Esteban, a former slave from Africa, one of the survivors who wandered with Cabeza de Vaca from Florida to southern Texas and Mexico, is taken on as their guide, essentially making a black man the first non-native to come to New Mexico. Esteban, who for many years was viewed as a seer or healer by some of the native tribes, gets killed at the Zuni pueblo of Hawikuh, apparently after making too many demands involving women and turquoise.
But mission leader Fray Marcos exaggerates his findings greatly upon returning to Mexico, thus leading to the fabled Coronado expedition for those Seven Cities of Gold. All Coronado finds is nothing, but it this trip, wherein he ends up going as far north as Kansas, that leads to years of horror for the original peoples of New Mexico. This journey is also said to have had several European women along, thus making the three wives of three of Coronado's men the first of their gender to visit this area. Another source says an estimated 20% of the group of 560 were women.
In 1582, a wealthy Spaniard, Antonio de Espejo, finances a small expedition to New Mexico, to try to find out the fate of some missionaries who had traveled north in 1581. Marquez' book claims that this group visited over 70 pueblos, and that Espejo is one of the first to coin the term Nuevo Mexico.
Expeditions and colonization efforts continue, and it is not until 1598 that your current place of residence (my assumption) is claimed for Spain during another expedition, this one led by Juan de Oñate, who becomes governor (one who would not cut filmmaker subsidies or eliminate commuter trains). The governor, "Captain General" and "Advocate" takes possession of "New Mexico and of its kingdoms" at a huge "thanksgiving" feast complete with a high Mass and soldiers in formation, on April 30, 1598.
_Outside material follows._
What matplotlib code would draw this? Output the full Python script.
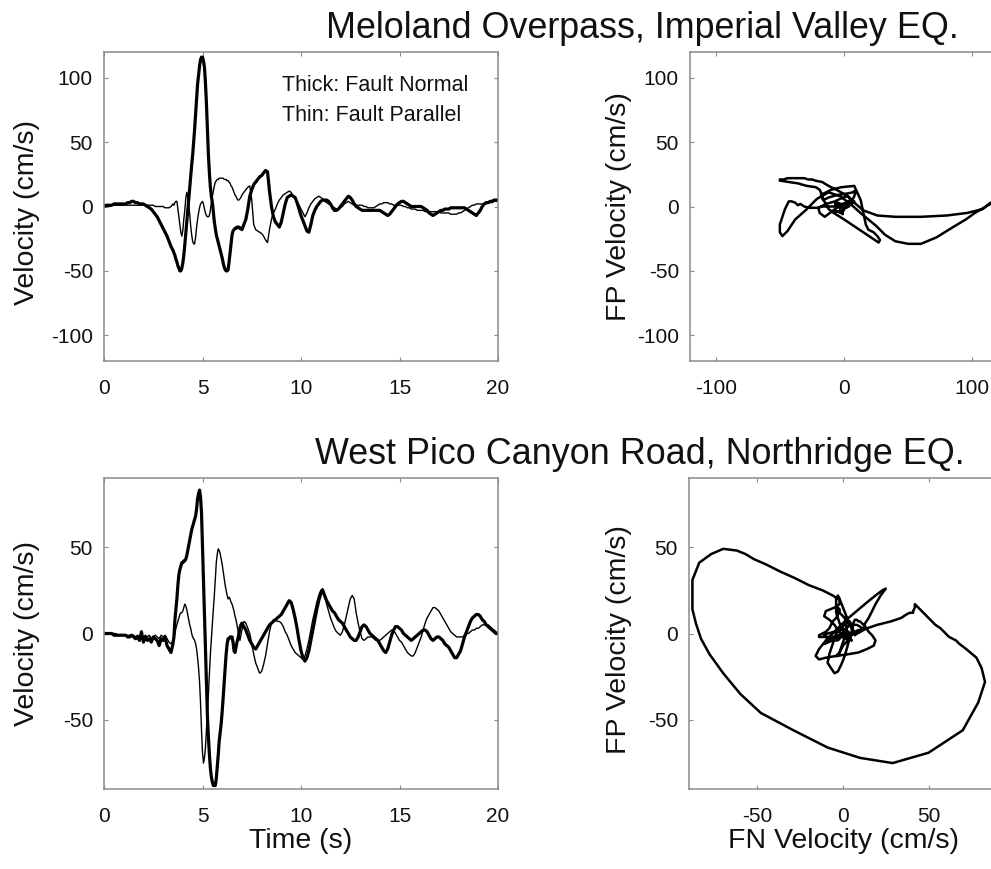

A captain in the group, one Gaspar de Villagra, chronicles all of this in an epic poem. This allows New Mexico to be the "only colony in history to have an epic like The Iliad, as a source for its incipient annals."
It is also at this time that any colonist who stays in New Mexico for at least five years is entitled to use the term "Don" to signify his New Nobility. So, you may now call me Don Jeff Berg.
A few months later, San Juan de los Caballeros, a site where present-day Española stands, is christened the first capital of New Mexico.
Also in 1598, a big year in our history, about 50 soldiers and officers, dismayed because they "didn't find silver lying on the ground" and because they cannot enslave pueblo people, decide to leave. There are other rumblings of mutiny of a different kind, even as Oñate meets with 38 pueblo leaders, who tend to the needs of an estimated 60,000 people. That number remains somewhat constant, even as late as 1638; the Spanish population of New Mexico is less than 1,000.
To finish up the year, the residents of Acoma pueblo revolt and kill about 25 Spaniards who had stopped to trade with the Acoma people.
The year 1599 starts off poorly, with more combat between the Spanish and the Acoma people, raising the body count for both sides. The Spanish are victorious, Acoma is destroyed, and a number of Acoma survivors are tried for the deaths of 27 Spaniards. Saved from the death penalty, two-dozen males are sentenced instead to have their toes cut off and to 20 years of servitude. Acknowledged history is that an even larger number of Acoma men had a foot removed, leading, hundreds of years later, to the actual removal of a foot from a huge statue of Oñate near Espanola, by perpetrators unknown.
But Marquez research disputes the dismemberment claim, citing several different historians and records of the time that indicate the toe sentences were indeed handed (pun intended) down, but never carried out.